Indeed, one of the big items that the “big infrastructure” bill that Bernie is talking up these days allows Medicare to cover dental, vision and hearing services for seniors. All it takes is a small tax increase on the rich and/or corporate, either through payroll taxes or regular income taxes, and these needs and many others can be taken care of.

We also could use the savings from other programs that are being phased down and/or out in the coming years. After all, do we really need $700 billion+ a year going to our Defense Department if we’re (rightfully) going to get out of the business of nation-building in foreign lands?

These popular, common-sense solutions to the funding “issues” for Social Security and Medicare is likely why there is a massive lobbying effort going on by the US Chamber of Commerce and other oligarchs organizations to try to keep that from happening. Because the last thing those greedheads want is for Americans to have financial security and not have to be beholden to lousy jobs with bad benefits and little pay.
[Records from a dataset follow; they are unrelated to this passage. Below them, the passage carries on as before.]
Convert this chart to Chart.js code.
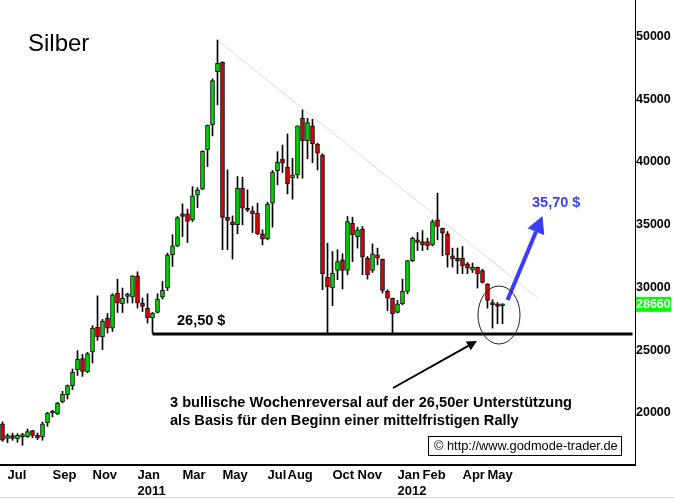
<!DOCTYPE html>
<html>
<head>
<meta charset="utf-8">
<script src="https://cdn.jsdelivr.net/npm/chart.js@4.4.0/dist/chart.umd.min.js"></script>
<style>
  html, body { margin: 0; padding: 0; background: #fff; }
  canvas { display: block; }
</style>
</head>
<body>
<canvas id="silberChart" width="674" height="499"></canvas>
<script>
// Silber, Wochenkerzen Juli 2010 - Mai 2012 (Werte in US-Cent * 10)
const opens = [
  19150, 17980, 18200, 17940, 18120, 18100, 18600, 18220, 18100, 19210,
  20000, 19950, 20880, 21460, 22180, 23450, 24330, 23290, 24860, 26850,
  26060, 27540, 26770, 29560, 28710, 29300, 29240, 30930, 28760, 28360,
  27570, 28010, 29240, 29960, 32610, 33320, 35870, 35870, 35390, 37360,
  37840, 40970, 42960, 47200, 47970, 35600, 35230, 35000, 37920, 36170,
  36110, 35930, 34280, 33880, 36720, 39320, 40230, 39590, 38760, 38980,
  43490, 41710, 42880, 41440, 40570, 30830, 29960, 31360, 32210, 31360,
  35130, 34060, 34650, 32340, 31360, 32610, 32270, 29690, 29160, 28010,
  28710, 29690, 32150, 33800, 33670, 33670, 33400, 35390, 34730, 34280,
  32530, 32340, 32340, 31890, 31410, 31630, 31360, 30300, 28810, 28710,
  28550
];
const highs = [
  19290, 18340, 18400, 18360, 18380, 18730, 18620, 18410, 19290, 20050,
  20210, 20850, 21730, 22240, 23510, 24970, 24670, 24830, 26960, 29340,
  27460, 27930, 29500, 30670, 29960, 29560, 30940, 31250, 29160, 29500,
  28010, 29500, 30480, 32740, 34200, 35660, 36670, 36250, 38040, 37960,
  40900, 42950, 46620, 49720, 47990, 39370, 35710, 38840, 38790, 37780,
  36450, 36720, 34600, 36800, 39320, 40830, 41360, 42240, 40300, 42880,
  44150, 43490, 43410, 41500, 40650, 33540, 32870, 33010, 32690, 35660,
  35610, 34810, 34860, 32470, 33480, 33140, 32270, 29820, 29160, 28970,
  30670, 32150, 34020, 34380, 34540, 33940, 35390, 37520, 34730, 34460,
  33140, 33140, 33270, 31990, 31950, 31630, 31450, 30300, 29030, 28810,
  28700
];
const lows = [
  17750, 17640, 17830, 17670, 17430, 18060, 18040, 17880, 17830, 18940,
  19690, 19870, 20800, 21120, 21860, 23000, 22920, 23210, 23990, 25790,
  25050, 26370, 26500, 28010, 28010, 28760, 28760, 28360, 28090, 27170,
  26350, 27970, 29080, 29770, 31680, 33260, 34060, 33590, 35260, 36370,
  37800, 39640, 42080, 44550, 33010, 33010, 32270, 34280, 35000, 36050,
  34380, 34200, 33400, 33800, 34810, 38180, 39160, 37460, 37040, 38710,
  38710, 40270, 39950, 39370, 29820, 26350, 28550, 30620, 29880, 31020,
  32070, 33140, 31020, 30670, 31200, 31810, 29560, 28170, 26350, 27970,
  28630, 29500, 32070, 32950, 32950, 33010, 33320, 33800, 32530, 31630,
  31630, 31100, 31100, 31100, 31200, 29960, 30350, 28360, 26770, 27120,
  27120
];
const closes = [
  17830, 18200, 17980, 18220, 18260, 18520, 18220, 18040, 19150, 20000,
  20050, 20800, 21520, 22180, 23270, 24300, 23320, 24730, 26770, 26060,
  27330, 26770, 29420, 28760, 29160, 29380, 30930, 28760, 28490, 27570,
  27970, 29080, 29770, 32610, 33320, 35580, 35660, 35260, 37300, 37780,
  40860, 42930, 46480, 47870, 35580, 35340, 35000, 37920, 36320, 36160,
  35870, 34280, 33860, 36670, 39190, 39990, 39910, 38260, 38980, 42880,
  41710, 43140, 41440, 40700, 31100, 30040, 31150, 32070, 31360, 35260,
  34200, 34600, 32420, 31020, 32690, 32340, 29770, 29160, 27910, 28710,
  29690, 32150, 33940, 33590, 33400, 33320, 35260, 34860, 34330, 32610,
  32270, 32150, 31730, 31550, 31630, 31100, 30400, 28970, 28630, 28490,
  28660
];

// x-Achse: Wochenslots, Monatsbeschriftungen
const totalSlots = 127;
const tickIdx = [1, 10, 18, 27, 36, 44, 53, 57, 66, 71, 79, 84, 92, 97];
const tickText = ['Jul', 'Sep', 'Nov', 'Jan', 'Mar', 'May', 'Jul', 'Aug', 'Oct', 'Nov', 'Jan', 'Feb', 'Apr', 'May'];
const yearIdx = [27, 79];
const yearText = ['2011', '2012'];

// y-Achse
const yTicks = [20000, 25000, 30000, 35000, 40000, 45000, 50000];

// Unterstützung und Abwärtstrendlinie
const supportLevel = 26300;
const supportFrom = 30;
const trendIdx = [43, 107];
const trendVals = [49720, 29180];

const lastPrice = 28660;
const targetPrice = '35,70 $';

const FONT = '"Liberation Sans", Arial, sans-serif';

const categories = [];
for (let i = 0; i < totalSlots; i++) {
  const t = tickIdx.indexOf(i);
  const yr = yearIdx.indexOf(i);
  if (t < 0) categories.push('');
  else if (yr < 0) categories.push(tickText[t]);
  else categories.push([tickText[t], yearText[yr]]);
}

const wicks = lows.map((l, i) => [l, highs[i]]);
const bodies = opens.map((o, i) => [o, closes[i]]);
const bodyColors = opens.map((o, i) => closes[i] >= o ? '#00d800' : '#e00000');

const supportLine = categories.map((c, i) => (i === supportFrom || i === totalSlots - 1) ? supportLevel : null);
const trendLine = categories.map((c, i) => {
  const k = trendIdx.indexOf(i);
  return k < 0 ? null : trendVals[k];
});

function arrow(ctx, x1, y1, x2, y2, width, headLen, headHalf, color) {
  const ang = Math.atan2(y2 - y1, x2 - x1);
  const bx = x2 - Math.cos(ang) * headLen;
  const by = y2 - Math.sin(ang) * headLen;
  ctx.strokeStyle = color;
  ctx.fillStyle = color;
  ctx.lineWidth = width;
  ctx.beginPath();
  ctx.moveTo(x1, y1);
  ctx.lineTo(bx, by);
  ctx.stroke();
  ctx.beginPath();
  ctx.moveTo(x2, y2);
  ctx.lineTo(bx + Math.sin(ang) * headHalf, by - Math.cos(ang) * headHalf);
  ctx.lineTo(bx - Math.sin(ang) * headHalf, by + Math.cos(ang) * headHalf);
  ctx.closePath();
  ctx.fill();
}

const annotations = {
  id: 'annotations',
  afterDraw(chart) {
    const { ctx, scales: { x, y } } = chart;
    ctx.save();
    ctx.textBaseline = 'middle';
    ctx.textAlign = 'left';

    ctx.fillStyle = '#000';
    ctx.font = '24px ' + FONT;
    ctx.fillText('Silber', 28, 44);

    ctx.font = 'bold 14.5px ' + FONT;
    ctx.fillText('26,50 $', 177, 321);

    ctx.font = 'bold 14.6px ' + FONT;
    ctx.fillText('3 bullische Wochenreversal auf der 26,50er Unterstützung', 170, 403);
    ctx.fillText('als Basis für den Beginn einer mittelfristigen Rally', 170, 421);

    ctx.fillStyle = '#3c3cff';
    ctx.font = 'bold 14.5px ' + FONT;
    ctx.fillText(targetPrice, 532, 203);

    // blauer Pfeil zum Kursziel
    arrow(ctx, x.getPixelForValue(101), y.getPixelForValue(29000),
      x.getPixelForValue(108), y.getPixelForValue(35700), 4, 17, 9, '#3c3cff');

    // schwarzer Pfeil zum Kreis
    arrow(ctx, 393, 388, 477, 341, 2, 10, 5, '#000');

    // Kreis um die letzten drei Kerzen
    ctx.strokeStyle = '#222';
    ctx.lineWidth = 1;
    ctx.beginPath();
    ctx.ellipse(499, 315, 21, 29, 0, 0, Math.PI * 2);
    ctx.stroke();

    // Copyright-Box
    ctx.fillStyle = '#fff';
    ctx.fillRect(428.5, 436.5, 193, 19);
    ctx.strokeStyle = '#000';
    ctx.strokeRect(428.5, 436.5, 193, 19);
    ctx.fillStyle = '#000';
    ctx.font = '12.8px ' + FONT;
    ctx.fillText('© http://www.godmode-trader.de', 434, 446.5);

    // letzter Kurs an der Achse
    const yp = y.getPixelForValue(lastPrice);
    ctx.fillStyle = '#00ff00';
    ctx.fillRect(636, yp - 7.5, 35, 15);
    ctx.fillStyle = '#fff';
    ctx.font = 'bold 12.5px ' + FONT;
    ctx.fillText(String(lastPrice), 636, yp + 0.5);

    // grauer Rand unten
    ctx.strokeStyle = '#d4d4d4';
    ctx.beginPath();
    ctx.moveTo(0, 497.5);
    ctx.lineTo(674, 497.5);
    ctx.stroke();
    ctx.restore();
  }
};

const ctx = document.getElementById('silberChart').getContext('2d');
new Chart(ctx, {
  data: {
    labels: categories,
    datasets: [
      {
        type: 'bar',
        label: 'Körper',
        data: bodies,
        backgroundColor: bodyColors,
        borderColor: '#000',
        borderWidth: 1,
        borderSkipped: false,
        barThickness: 4,
        minBarLength: 2,
        grouped: false,
        order: 1
      },
      {
        type: 'bar',
        label: 'Docht',
        data: wicks,
        backgroundColor: '#000',
        barThickness: 1,
        grouped: false,
        order: 2
      },
      {
        type: 'line',
        label: 'Unterstützung',
        data: supportLine,
        borderColor: '#000',
        borderWidth: 3,
        pointRadius: 0,
        spanGaps: true,
        order: 0
      },
      {
        type: 'line',
        label: 'Trend',
        data: trendLine,
        borderColor: '#dadada',
        borderWidth: 1,
        pointRadius: 0,
        spanGaps: true,
        order: 3
      }
    ]
  },
  options: {
    responsive: false,
    animation: false,
    devicePixelRatio: 1,
    layout: { padding: 0 },
    plugins: {
      legend: { display: false },
      tooltip: { enabled: false }
    },
    scales: {
      x: {
        type: 'category',
        offset: true,
        grid: { display: false, drawTicks: false, offset: true },
        border: { display: true, color: '#000', width: 2 },
        ticks: {
          autoSkip: false,
          maxRotation: 0,
          minRotation: 0,
          align: 'start',
          padding: 3,
          color: '#000',
          font: { family: FONT, size: 13, weight: 'bold', lineHeight: 1.2 }
        },
        afterFit(scale) {
          scale.height = 34;
          scale.paddingLeft = 0;
          scale.paddingRight = 0;
        }
      },
      y: {
        position: 'right',
        min: 15860,
        max: 52910,
        grid: { display: false, drawTicks: false },
        border: { display: true, color: '#000', width: 1 },
        afterBuildTicks(scale) {
          scale.ticks = yTicks.map(v => ({ value: v }));
        },
        ticks: {
          padding: 1,
          color: '#000',
          font: { family: FONT, size: 12.5, weight: 'bold' },
          callback: v => String(v)
        },
        afterFit(scale) {
          scale.width = 39;
          scale.paddingTop = 0;
          scale.paddingBottom = 0;
        }
      }
    }
  },
  plugins: [annotations]
});
</script>
</body>
</html>
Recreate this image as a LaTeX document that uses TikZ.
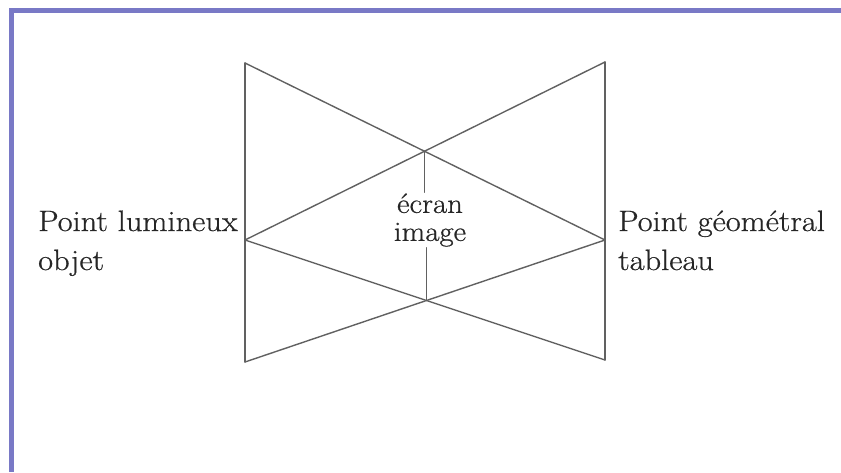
\documentclass[tikz,border=0pt]{standalone}
\usepackage{fontspec}
\newfontfamily\labfont{Latin Modern Roman}[FakeStretch=1.1,FakeBold=0.6]
\begin{document}
\begin{tikzpicture}[x=1pt,y=-1pt,
  edge/.style={draw=black!62,line width=1.4pt,line cap=round,line join=round},
  frame/.style={draw=none,fill=blue!40!gray!75},
  label/.style={inner sep=0pt,font=\labfont\fontsize{29.5}{34}\selectfont,text=black!85},
  midlabel/.style={inner sep=1pt,align=center,font=\labfont\fontsize{28}{28}\selectfont,text=black!85}]
\useasboundingbox[fill=white] (0,0) rectangle (841,472);
% frame
\path[frame] (9,8) rectangle (14,472);
\path[frame] (9,8) rectangle (841,13);
% vertices
\coordinate (tl) at (245,63);
\coordinate (bl) at (245,362);
\coordinate (tr) at (605,62);
\coordinate (br) at (605,360);
\coordinate (ml) at (245,240);
\coordinate (mr) at (605,240);
\coordinate (ct) at (intersection of tl--mr and tr--ml);
\coordinate (cb) at (intersection of ml--br and mr--bl);
% labels
\node[label,anchor=base west] (pl) at (38,231) {Point lumineux};
\node[label,anchor=base west] (ob) at (38,270) {objet};
\node[label,anchor=base west] (pg) at (618,231) {Point géométral};
\node[label,anchor=base west] (tb) at (618,270) {tableau};
\node[midlabel] (scr) at (430,220) {écran\\image};
% lines
\draw[edge] (tl) -- (bl);
\draw[edge] (tr) -- (br);
\draw[edge] (tl) -- (mr);
\draw[edge] (tr) -- (ml);
\draw[edge] (ml) -- (br);
\draw[edge] (mr) -- (bl);
\draw[edge] (ct) -- (ct |- scr.north);
\draw[edge] (cb |- scr.south) -- (cb);
\end{tikzpicture}
\end{document}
But after the last year, where we saw how COVID relief kept us from falling into a massive depression despite record unemployment, and how people realized that they didn’t have to settle for poverty wages and a substandard quality of life, I’m not thinking that Koched-up talking points about cutting Social Security/Medicare are going to be accepted by many voters. And saving or (even better) beefing up Social Security and Medicare should be a central line of attack by Dems against Koched-up GOPs going into 2022.

1 comment:

  1. Thank you, Jake. This is eye-opening; at least for me, anyway. For years I’ve been watching, listening, and reading in reputable mainstream media sources about how Social Security is going bankrupt and that we’re lucky if it even exists when I’m ready to retire (I’m in my mid-fifties). One of the most common excuses has always been: “Back when the retirement age was set at 65 in the 1930s, people didn’t even live till 70. Now everyone’s living into their 80s, 90s, and 100s.” That’s also been the excuse for why companies don’t offer pensions anymore.

    Except that it isn’t really true. Sure, more people are living longer. But living to 100 or even 90 is still a rare feat. Not only do statistics back that up, so does my own personal experience. In my whole life, I’ve known one person who’s made it to 100. Maybe a couple who’ve made it into their 90s. Just looking in the obituaries every day, I see a hell of a lot of people still dying in their 60s and 70s.

    This country can give all of our citizens a decent retirement—or at least keep them out of poverty—if we want to. The only thing standing in the way is the same thing that was standing in the way back in the 1930s, and ever since. Republicans.